Tropes in Lloyd Cole Songs:

  • Accent Upon The Wrong Syllable: "Lost Weekend" has "It took a lost wee-KEND in a HO-tel in AM-sterdam".
  • An Aesop: "Perfect Skin"
    Strikes me, the moral of this song must be: there never has been one.
  • Answer Song: Camera Obscura recorded "Lloyd, I'm Ready To Be Heartbroken" as a response to the Commotions' "Are You Ready To Be Heartbroken?"
  • The Casanova: The target/subject of "Down On Mission Street" is a cold-hearted seducer who has just hurt his latest girl — though apparently, she initially picked him up.
    God only knows how you can hurt her
    When you know that's what you do
    How does it feel to be so cruel?
    Will you never be contented with your life
    Will you always be the one who won't look back?
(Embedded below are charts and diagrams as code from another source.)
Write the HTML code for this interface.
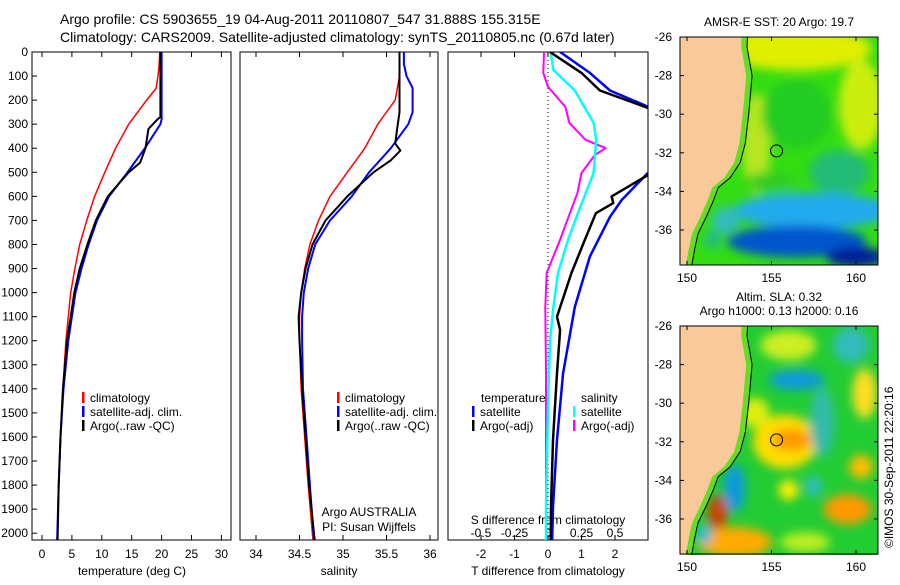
<!DOCTYPE html>
<html><head><meta charset="utf-8"><style>
body{margin:0;background:#fff;width:900px;height:580px;overflow:hidden;font-family:"Liberation Sans",sans-serif}
svg text{font-family:"Liberation Sans",sans-serif;font-size:12px;fill:#000}
</style></head><body>
<svg id="c" width="900" height="580" xmlns="http://www.w3.org/2000/svg">
<text x="60" y="24" style="font-size:14px">Argo profile: CS 5903655_19 04-Aug-2011 20110807_547 31.888S 155.315E</text>
<text x="60" y="42" style="font-size:14px">Climatology: CARS2009. Satellite-adjusted climatology: synTS_20110805.nc (0.67d later)</text>
<defs>
<filter id="bl" x="-20%" y="-20%" width="140%" height="140%"><feGaussianBlur stdDeviation="5"/></filter>
<clipPath id="cp1"><rect x="32" y="52" width="199" height="488"/></clipPath>
<clipPath id="cp2"><rect x="240" y="52" width="198" height="488"/></clipPath>
<clipPath id="cp3"><rect x="448" y="52" width="200" height="488"/></clipPath>
<clipPath id="cm1"><rect x="680" y="37" width="198" height="228"/></clipPath>
<clipPath id="cm2"><rect x="680" y="326" width="198" height="229"/></clipPath>
</defs>
<g id="maps"></g>
<g id="plots"></g>
<text transform="translate(893,548) rotate(-90)">©IMOS 30-Sep-2011 22:20:16</text>
</svg>
<script>
// ---- data ----
const depthT = [0,50,100,150,200,300,400,500,600,700,800,900,1000,1200,1400,1600,1800,2050];
const tempClim = [19.7,19.6,19.4,19.1,17.5,14.5,12.3,10.5,8.8,7.5,6.3,5.5,4.8,4.0,3.5,3.1,2.8,2.5];
const depthTS = [0,280,300,400,500,600,700,800,900,1000,1200,1400,1600,1800,2050];
const tempSat = [20,20,19.8,17.2,14.3,11.2,9.2,7.8,6.6,5.6,4.4,3.6,3.1,2.8,2.5];
const depthTA = [0,270,280,320,400,460,500,600,700,800,900,1000,1200,1400,1600,1800,2050];
const tempArgo = [19.8,19.8,19.3,17.8,17.3,16.4,14.5,11.0,9.0,7.6,6.3,5.4,4.2,3.5,3.1,2.8,2.6];
const depthS = [0,100,200,300,400,500,600,700,800,900,1000,1100,1200,1400,1600,1800,2050];
const salClim = [35.65,35.65,35.6,35.4,35.25,35.05,34.85,34.72,34.62,34.56,34.52,34.5,34.5,34.52,34.56,34.6,34.66];
const depthSS = [0,50,100,150,250,300,400,500,600,700,800,900,1000,1100,1200,1400,1600,1800,2050];
const salSat = [35.7,35.7,35.73,35.8,35.8,35.75,35.55,35.3,35.1,34.85,34.68,34.6,34.55,34.53,34.53,34.54,34.58,34.62,34.67];
const depthSA = [0,250,300,380,410,450,500,600,700,800,900,1000,1100,1200,1400,1600,1800,2050];
const salArgo = [35.65,35.65,35.63,35.6,35.66,35.55,35.35,35.05,34.8,34.65,34.57,34.52,34.49,34.5,34.53,34.57,34.61,34.68];
const depthDTS = [0,87,160,228,260,480,500,615,685,850,1060,1335,1612,1890,2050];
const dTsat = [0.36,1.25,1.85,3.0,3.6,3.6,3.0,2.2,1.85,1.25,0.8,0.45,0.27,0.15,0.12];
const depthDTA = [0,87,160,233,260,480,510,600,628,670,780,918,1100,1155,1335,1612,1890,2050];
const dTargo = [0.06,1.0,1.55,3.0,3.6,3.6,3.0,1.9,1.95,1.43,1.1,0.7,0.27,0.36,0.27,0.15,0.09,0.08];
const depthDS = [0,75,160,295,365,503,645,780,918,1060,1200,1475,1890,2050];
const dSsat = [0.02,0.04,0.2,0.34,0.36,0.34,0.24,0.15,0.075,0.04,0.015,0,-0.015,-0.015];
const depthDSA = [0,87,145,228,295,365,400,428,503,585,645,780,918,1060,1335,1890,2050];
const dSargo = [-0.03,-0.035,0,0.13,0.16,0.28,0.43,0.35,0.25,0.22,0.18,0.09,-0.01,-0.02,-0.015,-0.015,-0.015];
const depthTicks = [0,100,200,300,400,500,600,700,800,900,1000,1100,1200,1300,1400,1500,1600,1700,1800,1900,2000];
const tempTicks = [0,5,10,15,20,25,30];
const salTicks = [34,34.5,35,35.5,36];
const salTickLabels = ['34','34.5','35','35.5','36'];
const dTTicks = [-2,-1,0,1,2];
const dSTicks = [-0.5,-0.25,0,0.25,0.5];
const dSTickLabels = ['-0.5','-0.25','0','0.25','0.5'];
const latTicks = [-26,-28,-30,-32,-34,-36];
const lonTicks = [150,155,160];

// ---- scales ----
const Y = d => 52 + d*0.2406;
const XT = t => 42 + t*5.98;
const XS = s => 256 + (s-34)*87;
const XDT = v => 548 + v*33.5;
const XDS = v => 548 + v*134;
const NS='http://www.w3.org/2000/svg';
const P=document.getElementById('plots');
function el(tag,attrs,parent){const e=document.createElementNS(NS,tag);for(const k in attrs)e.setAttribute(k,attrs[k]);(parent||P).appendChild(e);return e;}
function txt(x,y,s,anchor,parent){const t=el('text',{x:x,y:y,'text-anchor':anchor||'start'},parent);t.textContent=s;return t;}
function line(xs,ds,xf,color,w,clip,name){
  const pts=xs.map((v,i)=>xf(v).toFixed(1)+','+Y(ds[i]).toFixed(1)).join(' ');
  const p=el('polyline',{points:pts,fill:'none',stroke:color,'stroke-width':w,'stroke-linejoin':'round','clip-path':'url(#'+clip+')'});
  
  
}
const panels=[[32,231,'temperature-panel'],[240,438,'salinity-panel'],[448,648,'difference-panel']];
panels.forEach(([x0,x1,n])=>{
  const r=el('rect',{x:x0,y:52,width:x1-x0,height:488,fill:'none',stroke:'#000','stroke-width':1});
  
  
});
depthTicks.forEach(d=>{
  el('line',{x1:32,x2:37,y1:Y(d),y2:Y(d),stroke:'#000'});
  const t=txt(28,Y(d)+4,String(d),'end');
  
  
});
function xticks(ticks,labels,xf,yl){
  ticks.forEach((v,i)=>{const x=xf(v);
    el('line',{x1:x,x2:x,y1:540,y2:535,stroke:'#000'});
    el('line',{x1:x,x2:x,y1:52,y2:57,stroke:'#000'});
    const t=txt(x,yl,labels[i],'middle');
    
    
  });
}
xticks(tempTicks,tempTicks.map(String),XT,558);
xticks(salTicks,salTickLabels,XS,558);
xticks(dTTicks,dTTicks.map(String),XDT,558);
dSTicks.forEach((v,i)=>{const t=txt(XDS(v),537,dSTickLabels[i],'middle');
  
  });
let t;
t=txt(132,575,'temperature (deg C)','middle');
t=txt(339,575,'salinity','middle');
t=txt(548,575,'T difference from climatology','middle');
t=txt(548,524,'S difference from climatology','middle');
t=txt(369,516,'Argo AUSTRALIA','middle');
t=txt(369,531,'PI: Susan Wijffels','middle');
el('line',{x1:548,x2:548,y1:52,y2:540,stroke:'#000','stroke-dasharray':'1,3'});
line(tempClim,depthT,XT,'#f00',1.5,'cp1','temp-climatology-line');
line(tempSat,depthTS,XT,'#00f',2,'cp1','temp-satellite-line');
line(tempArgo,depthTA,XT,'#000',2,'cp1','temp-argo-line');
line(salClim,depthS,XS,'#f00',1.5,'cp2','sal-climatology-line');
line(salSat,depthSS,XS,'#00f',2,'cp2','sal-satellite-line');
line(salArgo,depthSA,XS,'#000',2,'cp2','sal-argo-line');
line(dSargo,depthDSA,XDS,'#f0f',2,'cp3','sdiff-argo-line');
line(dSsat,depthDS,XDS,'#0ff',2.5,'cp3','sdiff-satellite-line');
line(dTsat,depthDTS,XDT,'#00f',2.5,'cp3','tdiff-satellite-line');
line(dTargo,depthDTA,XDT,'#000',2.5,'cp3','tdiff-argo-line');
function leg(x,y,color,label,name){
  el('rect',{x:x,y:y-10,width:2.5,height:11,fill:color});
  const tt=txt(x+8,y,label);
  
  
}
[[82],[337]].forEach(([x])=>{
  leg(x,402,'#f00','climatology','legend-climatology');
  leg(x,416,'#00f','satellite-adj. clim.','legend-satellite');
  leg(x,430,'#000','Argo(..raw -QC)','legend-argo');
});
t=txt(481,402,'temperature');
t=txt(581,402,'salinity');
leg(472,416,'#00f','satellite','legend-t-satellite');
leg(472,430,'#000','Argo(-adj)','legend-t-argo');
leg(573,416,'#0ff','satellite','legend-s-satellite');
leg(573,430,'#f0f','Argo(-adj)','legend-s-argo');

// ---- maps ----
const M=document.getElementById('maps');
const LX = lon => 687 + (lon-150)*16.9;
function map(y0,clip,name,bg,blobs,title){
  const g=el('g',{},M);
  
  
  const LY = lat => y0 + (-26-lat)*19.3;
  const gc=el('g',{'clip-path':'url(#'+clip+')'},g);
  el('rect',{x:680,y:y0-5,width:198,height:240,fill:bg},gc);
  const gb=el('g',{filter:'url(#bl)'},gc);
  blobs.forEach(b=>el('ellipse',{cx:LX(b[0]),cy:LY(b[1]),rx:b[2],ry:b[3],fill:b[4]},gb));
  const coast=[[153.3,-25],[153.2,-26.5],[153.5,-28],[153.3,-30],[153.1,-31.5],[152.8,-32.5],[152.2,-33.3],[151.5,-33.8],[151.2,-34.5],[150.8,-35.3],[150.3,-36.2],[150.1,-37],[149.9,-38]];
  const shelf=coast.map(c=>[c[0]+0.35,c[1]]);
  const ptsL=coast.map(c=>LX(c[0])+','+LY(c[1])).join(' ');
  const ptsS=shelf.map(c=>LX(c[0])+','+LY(c[1])).join(' ');
  el('polygon',{points:'670,'+(y0-10)+' '+ptsS+' 670,'+(y0+250),fill:'#66dd22'},gc);
  el('polygon',{points:'670,'+(y0-10)+' '+ptsL+' 670,'+(y0+250),fill:'#f9c99a'},gc);
  el('polyline',{points:ptsS,fill:'none',stroke:'#000','stroke-width':1},gc);
  const c=el('circle',{cx:LX(155.3),cy:LY(-31.9),r:6,fill:'none',stroke:'#000'},g);
  
  
  el('rect',{x:680,y:y0,width:198,height:228,fill:'none',stroke:'#000'},g);
  latTicks.forEach(l=>{el('line',{x1:680,x2:684,y1:LY(l),y2:LY(l),stroke:'#000'},g);el('line',{x1:878,x2:874,y1:LY(l),y2:LY(l),stroke:'#000'},g);
    const tt=txt(672,LY(l)+4,String(l),'end',g);});
  lonTicks.forEach(l=>{el('line',{x1:LX(l),x2:LX(l),y1:y0+228,y2:y0+224,stroke:'#000'},g);el('line',{x1:LX(l),x2:LX(l),y1:y0,y2:y0+4,stroke:'#000'},g);
    const tt=txt(LX(l),y0+245,String(l),'middle',g);});
  title.forEach((s,i)=>{const tt=txt(779,y0-25+i*14+(title.length==1?14:0),s,'middle',g);});
}
map(37,'cm1','sst-map','#33dd11',[
 [156.5,-26.6,75,22,'#e0ee00'],[160.3,-29.5,22,45,'#ccee11'],[154.1,-31.5,14,50,'#b8e620'],
 [156.5,-30,35,35,'#22cc22'],[159,-33,30,22,'#22bb77'],[155,-33.5,25,10,'#33cc22'],
 [157.5,-35,80,18,'#22aaee'],[156.5,-36.6,70,16,'#0055cc'],[160,-37.4,30,10,'#001a99'],[152.3,-35.5,14,14,'#33bbbb'],[151.5,-36.5,8,10,'#22bb88']
],['AMSR-E SST: 20 Argo: 19.7']);
map(326,'cm2','sla-map','#22cc33',[
 [156,-27,28,15,'#ccee22'],[156.5,-28.8,28,10,'#1199dd'],[159.7,-27,18,18,'#33bbbb'],
 [155.8,-32,32,27,'#ffdd00'],[156.2,-31.9,20,11,'#ff9900'],[154,-30.5,15,15,'#ddee11'],
 [158,-31,12,35,'#33bbaa'],[160.5,-29.5,12,25,'#ffdd22'],[160.3,-33.3,12,12,'#ffbb00'],
 [159.5,-35.5,24,15,'#ff9900'],[152.8,-34.4,11,24,'#1199dd'],[151.8,-35.7,10,18,'#cc4400'],
 [152.8,-37.2,38,15,'#ffaa00'],[151,-36.8,8,10,'#22bbcc'],[157,-37.2,25,10,'#bbee22'],[156,-34.5,10,10,'#ffee00'],[157.5,-34.3,8,10,'#33bbcc']
],['Altim. SLA: 0.32','Argo h1000: 0.13 h2000: 0.16']);
</script>
</body></html>
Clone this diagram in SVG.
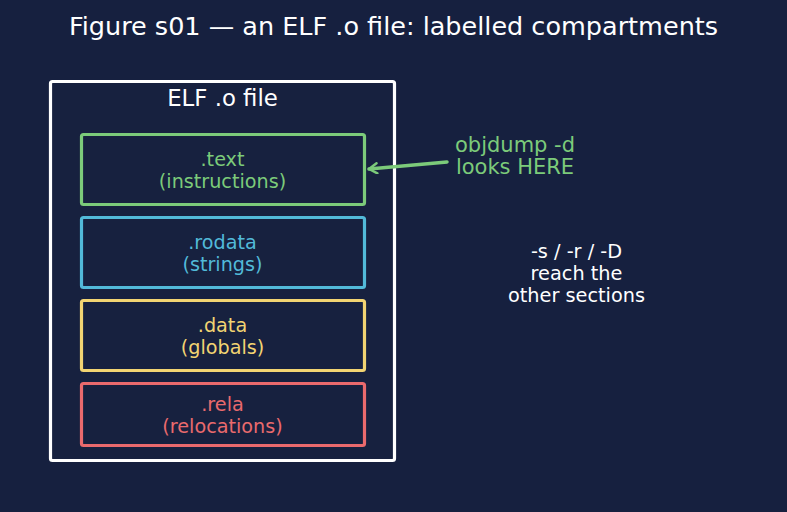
<svg xmlns="http://www.w3.org/2000/svg" width="787" height="512" viewBox="0 0 787 512">
<defs>
<marker id="ah" viewBox="0 0 12 12" refX="10" refY="6" markerWidth="12" markerHeight="12" markerUnits="userSpaceOnUse" orient="auto">
<path d="M2,1 L10,6 L2,11" fill="none" stroke="#7ccb7a" stroke-width="2.5" stroke-linecap="round" stroke-linejoin="round"/>
</marker>
</defs>
<style>
text{font-family:"DejaVu Sans","Liberation Sans",sans-serif;text-anchor:middle}
.sec{fill:#17213f;stroke-width:3.2}
.g{fill:#7ccb7a}.c{fill:#52bad9}.y{fill:#f2d472}.r{fill:#ea6a6d}.w{fill:#ffffff}
.st{font-size:19.2px}
</style>
<rect width="787" height="512" fill="#16203f"/>
<text x="393.5" y="34.5" class="w" font-size="25.5">Figure s01 — an ELF .o file: labelled compartments</text>
<g id="elf">
<rect x="50.5" y="81.5" width="344" height="379" rx="2" fill="#17213f" stroke="#ffffff" stroke-width="3.2"/>
<text x="222.5" y="106" class="w" font-size="22.8">ELF .o file</text>
</g>
<g id="text">
<rect class="sec" x="81.5" y="134.5" width="283" height="70" rx="2" stroke="#7ccb7a"/>
<text class="g st" x="222.5" y="166">.text</text>
<text class="g st" x="222.5" y="188">(instructions)</text>
</g>
<g id="rodata">
<rect class="sec" x="81.5" y="217.5" width="283" height="70" rx="2" stroke="#52bad9"/>
<text class="c st" x="222.5" y="249">.rodata</text>
<text class="c st" x="222.5" y="271">(strings)</text>
</g>
<g id="data">
<rect class="sec" x="81.5" y="300.5" width="283" height="70" rx="2" stroke="#f2d472"/>
<text class="y st" x="222.5" y="332">.data</text>
<text class="y st" x="222.5" y="354">(globals)</text>
</g>
<g id="rela">
<rect class="sec" x="81.5" y="383.5" width="283" height="62" rx="2" stroke="#ea6a6d"/>
<text class="r st" x="222.5" y="411">.rela</text>
<text class="r st" x="222.5" y="433">(relocations)</text>
</g>
<g id="objdump">
<text class="g" x="515" y="152" font-size="21">objdump -d</text>
<text class="g" x="515" y="174" font-size="21">looks HERE</text>
</g>
<g id="others">
<text class="w" x="576.5" y="258" font-size="19.3">-s / -r / -D</text>
<text class="w" x="576.5" y="280" font-size="19.3">reach the</text>
<text class="w" x="576.5" y="302" font-size="19.3">other sections</text>
</g>
<g id="connectors">
<line x1="447" y1="162" x2="369" y2="169" stroke="#7ccb7a" stroke-width="3.5" stroke-linecap="round" marker-end="url(#ah)"/>
</g>
</svg>
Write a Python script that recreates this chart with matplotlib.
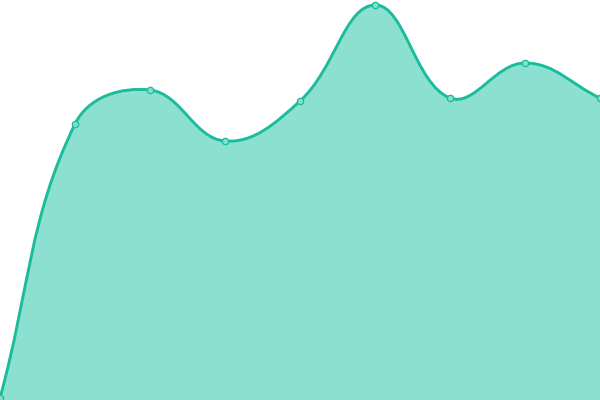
import numpy as np
import matplotlib
matplotlib.use("Agg")
import matplotlib.pyplot as plt
from matplotlib.path import Path
from matplotlib.patches import PathPatch

# data (no axes shown in the reference)
categories = ["A", "B", "C", "D", "E", "F", "G", "H", "I"]
values = [2, 276, 310, 259, 299, 395, 302, 337, 302]

line_color = "#1abc9c"
fill_color = "#8ce0cf"


def spline_path(pts, t=0.4):
    """cubic spline with tension, like chart.js splineCurve"""
    n = len(pts)
    cp_prev, cp_next = [], []
    for i in range(n):
        cur = pts[i]
        prev = pts[i - 1] if i > 0 else cur
        nxt = pts[i + 1] if i < n - 1 else cur
        d01 = np.hypot(*(cur - prev))
        d12 = np.hypot(*(nxt - cur))
        s = d01 + d12
        s01 = d01 / s if s else 0
        s12 = d12 / s if s else 0
        cp_prev.append(cur - t * s01 * (nxt - prev))
        cp_next.append(cur + t * s12 * (nxt - prev))
    verts = [pts[0]]
    codes = [Path.MOVETO]
    for i in range(1, n):
        verts += [cp_next[i - 1], cp_prev[i], pts[i]]
        codes += [Path.CURVE4] * 3
    return np.array(verts), codes


fig = plt.figure(figsize=(6, 4), dpi=100)
ax = fig.add_axes([0, 0, 1, 1])
x = np.arange(len(categories))
ax.set_xlim(0, len(categories) - 1)
ax.set_ylim(0, 400)
ax.axis("off")

disp = ax.transData.transform(np.column_stack([x, values]))
verts, codes = spline_path(disp)
verts = ax.transData.inverted().transform(verts)

# area
area_verts = np.vstack([verts, [[x[-1], 0], [x[0], 0], verts[0]]])
area_codes = codes + [Path.LINETO, Path.LINETO, Path.CLOSEPOLY]
ax.add_patch(PathPatch(Path(area_verts, area_codes), facecolor=fill_color,
                       edgecolor="none", zorder=1))
# line
ax.add_patch(PathPatch(Path(verts, codes), facecolor="none",
                       edgecolor=line_color, lw=2.1, zorder=2,
                       capstyle="round", joinstyle="round"))

ax.plot(x, values, "o", ms=4.6, mfc="#86dcca", mec=line_color,
        mew=0.9, zorder=3, clip_on=True)

fig.savefig("out.png", dpi=100)
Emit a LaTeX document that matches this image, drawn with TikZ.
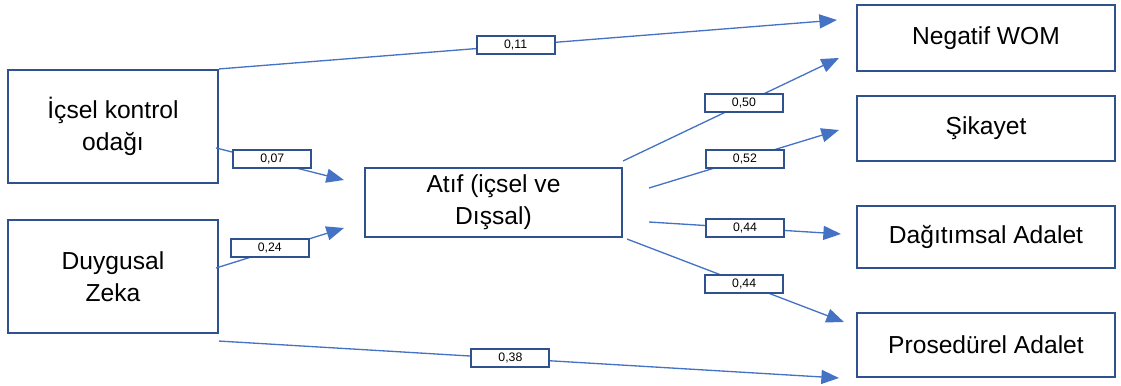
\documentclass[tikz,border=0pt]{standalone}
\usepackage{fontspec}
\setmainfont{Liberation Sans}
\usetikzlibrary{arrows.meta}
\definecolor{boxblue}{HTML}{2F528F}
\definecolor{lineblue}{HTML}{4472C4}
\begin{document}
\begin{tikzpicture}[
    var/.style={draw=boxblue, line width=1.2pt, fill=white, align=center,
      inner sep=0pt, font=\fontsize{14}{18}\selectfont},
    coef/.style={draw=boxblue, line width=1.1pt, fill=white, inner sep=0pt,
      minimum width=1.56cm, minimum height=0.36cm, font=\fontsize{7}{8}\selectfont},
    path/.style={draw=lineblue, line width=0.75pt, -{Triangle[length=10pt,width=8pt]}}
  ]
    \useasboundingbox (0,0) rectangle (22.42,7.70);
    \node[var, minimum width=4.2cm, minimum height=2.26cm] (ick) at (2.26,5.17) {İçsel kontrol\\odağı};
    \node[var, minimum width=4.2cm, minimum height=2.26cm] (dz) at (2.26,2.17) {Duygusal\\Zeka};
    \node[var, minimum width=5.14cm, minimum height=1.38cm] (atif) at (9.87,3.65) {Atıf (içsel ve\\Dışsal)};
    \node[var, minimum width=5.16cm, minimum height=1.32cm] (nw) at (19.72,6.94) {Negatif WOM};
    \node[var, minimum width=5.16cm, minimum height=1.30cm] (sk) at (19.72,5.13) {Şikayet};
    \node[var, minimum width=5.16cm, minimum height=1.24cm] (da) at (19.72,2.96) {Dağıtımsal Adalet};
    \node[var, minimum width=5.16cm, minimum height=1.28cm] (pa) at (19.72,0.80) {Prosedürel Adalet};
    % paths into the attribution box
    \draw[path] (ick.north east) -- node[coef, pos=0.48] {0,11} ([shift={(-0.38,0.36)}]nw.west);
    \draw[path] ([shift={(-0.06,-0.43)}]ick.east) -- node[coef, pos=0.44, yshift=2pt] {0,07} ([shift={(-0.40,0.45)}]atif.west);
    \draw[path] ([shift={(-0.06,0.17)}]dz.east) -- node[coef, pos=0.42, yshift=2pt] {0,24} ([shift={(-0.40,-0.51)}]atif.west);
    \draw[path] ([shift={(0,-0.14)}]dz.south east) -- node[coef, pos=0.47] {0,38} ([shift={(-0.34,-0.66)}]pa.west);
    % paths out of the attribution box
    \draw[path] ([shift={(0,0.12)}]atif.north east) -- node[coef, pos=0.56] {0,50} ([shift={(-0.34,-0.40)}]nw.west);
    \draw[path] ([shift={(0.52,0.29)}]atif.east) -- node[coef, pos=0.505] {0,52} ([shift={(-0.34,-0.03)}]sk.west);
    \draw[path] ([shift={(0.52,-0.39)}]atif.east) -- node[coef, pos=0.50] {0,44} ([shift={(-0.30,0.06)}]da.west);
    \draw[path] ([shift={(0.08,-0.02)}]atif.south east) -- node[coef, pos=0.54] {0,44} ([shift={(-0.24,0.46)}]pa.west);
\end{tikzpicture}
\end{document}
  • Chained to a Railway: In "Brand New Friend", the dysfunctional pair "swore and lied that we'd tie ourself to the railway line", but they were all mouth.
  • Drugs Are Bad:
    • Possibly the point of "I Hate To See You Doing That Stuff", though what "That Stuff" might be remains unstated.
    • "The Idiot" depicts the time spent by David Bowie and Iggy Pop in Berlin as an attempt to "Stop being drug addicts", and asks (from their point of view) "How are we still alive?"
  • Granola Girl: "So You'd Like To Save The World" is about trying to woo one of these by being as cynical as possible.
    I suggest you start one person at a time
    And start with me
  • Happily Failed Suicide: "Minor Character" depicts a very undecided girl — she threatens to throw herself from a bridge, but is laughed out of it. Cutting her wrists is also just an announcement.
  • Lampshade Hanging: "Forest Fire" concludes that its own title "is just a simple metaphor for a burning love."
  • Liar's Paradox: "Opposites Day" has the two-sentence variant ("The next line is the truth| The last line was a lie" and later "The next line is a lie|This one is the truth"), both being equivalent to the standard paradox.
  • Ode to Intoxication: "My Bag" appeared to be such to a cocaine high, though Lawrence Donegan maintained that the guy in the song is an idiot when interviewed in 1987.
  • Rhyming with Itself: In the form of a very clever homophone in "2CV":
    All we ever shared was a taste in clothes
    oh we were never close
  • Shout-Out: Cole is very prone to shout-outs and specific cultural references. For example:
  • Silly Love Songs: A lot of Cole's songs are about love and romance, but he routinely subverts the trope by adding a wry twist. For example, "Undressed" admits that love may be tangled up with lust, and that the lover may not mind his beloved being sad if she looks good when she's depressed.
  • Wide-Eyed Idealist: The singer of "Are You Ready to be Heartbroken?" clearly thinks that the person being addressed is dangerously naive — hence the title question.